# Your objective:
Write out the data below in full, unchanged, minus the images.

# Source data:
— Start —

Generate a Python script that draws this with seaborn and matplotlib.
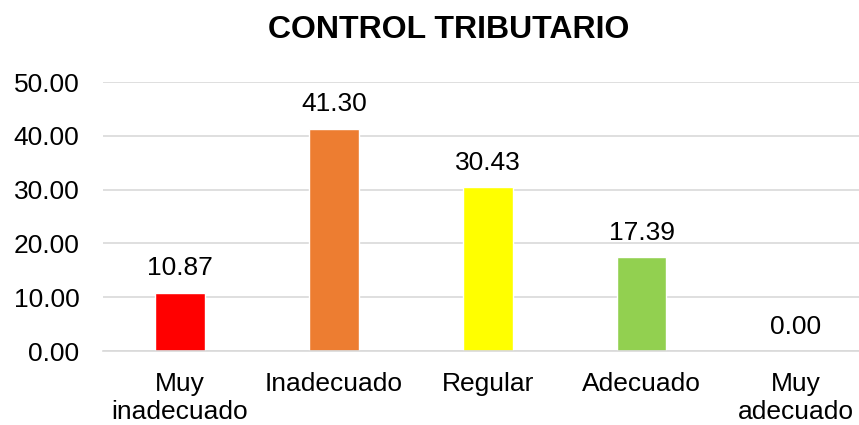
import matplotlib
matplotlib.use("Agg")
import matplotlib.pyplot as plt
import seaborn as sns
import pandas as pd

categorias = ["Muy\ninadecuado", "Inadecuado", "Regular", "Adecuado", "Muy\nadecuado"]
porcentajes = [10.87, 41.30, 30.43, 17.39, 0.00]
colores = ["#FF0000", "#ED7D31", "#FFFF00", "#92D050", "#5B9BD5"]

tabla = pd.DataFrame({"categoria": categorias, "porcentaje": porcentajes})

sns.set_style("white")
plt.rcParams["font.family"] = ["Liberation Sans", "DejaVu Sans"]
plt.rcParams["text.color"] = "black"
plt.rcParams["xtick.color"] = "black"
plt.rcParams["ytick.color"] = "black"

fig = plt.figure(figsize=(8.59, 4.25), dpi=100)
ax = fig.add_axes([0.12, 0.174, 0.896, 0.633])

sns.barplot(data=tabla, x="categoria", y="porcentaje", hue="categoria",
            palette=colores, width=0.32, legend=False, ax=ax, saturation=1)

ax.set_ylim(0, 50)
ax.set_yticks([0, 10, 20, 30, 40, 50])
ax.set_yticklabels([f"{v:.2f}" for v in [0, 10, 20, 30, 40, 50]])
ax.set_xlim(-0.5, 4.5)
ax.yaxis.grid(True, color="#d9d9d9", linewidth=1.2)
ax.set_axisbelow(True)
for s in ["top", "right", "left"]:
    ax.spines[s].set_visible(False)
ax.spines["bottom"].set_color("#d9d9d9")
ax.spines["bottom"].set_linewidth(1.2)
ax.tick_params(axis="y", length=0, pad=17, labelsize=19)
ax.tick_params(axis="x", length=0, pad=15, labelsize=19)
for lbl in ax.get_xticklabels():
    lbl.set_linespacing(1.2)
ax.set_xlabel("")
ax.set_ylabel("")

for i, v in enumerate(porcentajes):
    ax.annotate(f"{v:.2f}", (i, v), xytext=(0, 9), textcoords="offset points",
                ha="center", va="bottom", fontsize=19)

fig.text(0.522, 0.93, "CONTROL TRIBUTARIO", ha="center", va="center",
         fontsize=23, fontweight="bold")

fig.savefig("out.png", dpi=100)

— End —

# Written reply:
Generate a Python script that draws this with seaborn and matplotlib.
import matplotlib
matplotlib.use("Agg")
import matplotlib.pyplot as plt
import seaborn as sns
import pandas as pd

categorias = ["Muy\ninadecuado", "Inadecuado", "Regular", "Adecuado", "Muy\nadecuado"]
porcentajes = [10.87, 41.30, 30.43, 17.39, 0.00]
colores = ["#FF0000", "#ED7D31", "#FFFF00", "#92D050", "#5B9BD5"]

tabla = pd.DataFrame({"categoria": categorias, "porcentaje": porcentajes})

sns.set_style("white")
plt.rcParams["font.family"] = ["Liberation Sans", "DejaVu Sans"]
plt.rcParams["text.color"] = "black"
plt.rcParams["xtick.color"] = "black"
plt.rcParams["ytick.color"] = "black"

fig = plt.figure(figsize=(8.59, 4.25), dpi=100)
ax = fig.add_axes([0.12, 0.174, 0.896, 0.633])

sns.barplot(data=tabla, x="categoria", y="porcentaje", hue="categoria",
            palette=colores, width=0.32, legend=False, ax=ax, saturation=1)

ax.set_ylim(0, 50)
ax.set_yticks([0, 10, 20, 30, 40, 50])
ax.set_yticklabels([f"{v:.2f}" for v in [0, 10, 20, 30, 40, 50]])
ax.set_xlim(-0.5, 4.5)
ax.yaxis.grid(True, color="#d9d9d9", linewidth=1.2)
ax.set_axisbelow(True)
for s in ["top", "right", "left"]:
    ax.spines[s].set_visible(False)
ax.spines["bottom"].set_color("#d9d9d9")
ax.spines["bottom"].set_linewidth(1.2)
ax.tick_params(axis="y", length=0, pad=17, labelsize=19)
ax.tick_params(axis="x", length=0, pad=15, labelsize=19)
for lbl in ax.get_xticklabels():
    lbl.set_linespacing(1.2)
ax.set_xlabel("")
ax.set_ylabel("")

for i, v in enumerate(porcentajes):
    ax.annotate(f"{v:.2f}", (i, v), xytext=(0, 9), textcoords="offset points",
                ha="center", va="bottom", fontsize=19)

fig.text(0.522, 0.93, "CONTROL TRIBUTARIO", ha="center", va="center",
         fontsize=23, fontweight="bold")

fig.savefig("out.png", dpi=100)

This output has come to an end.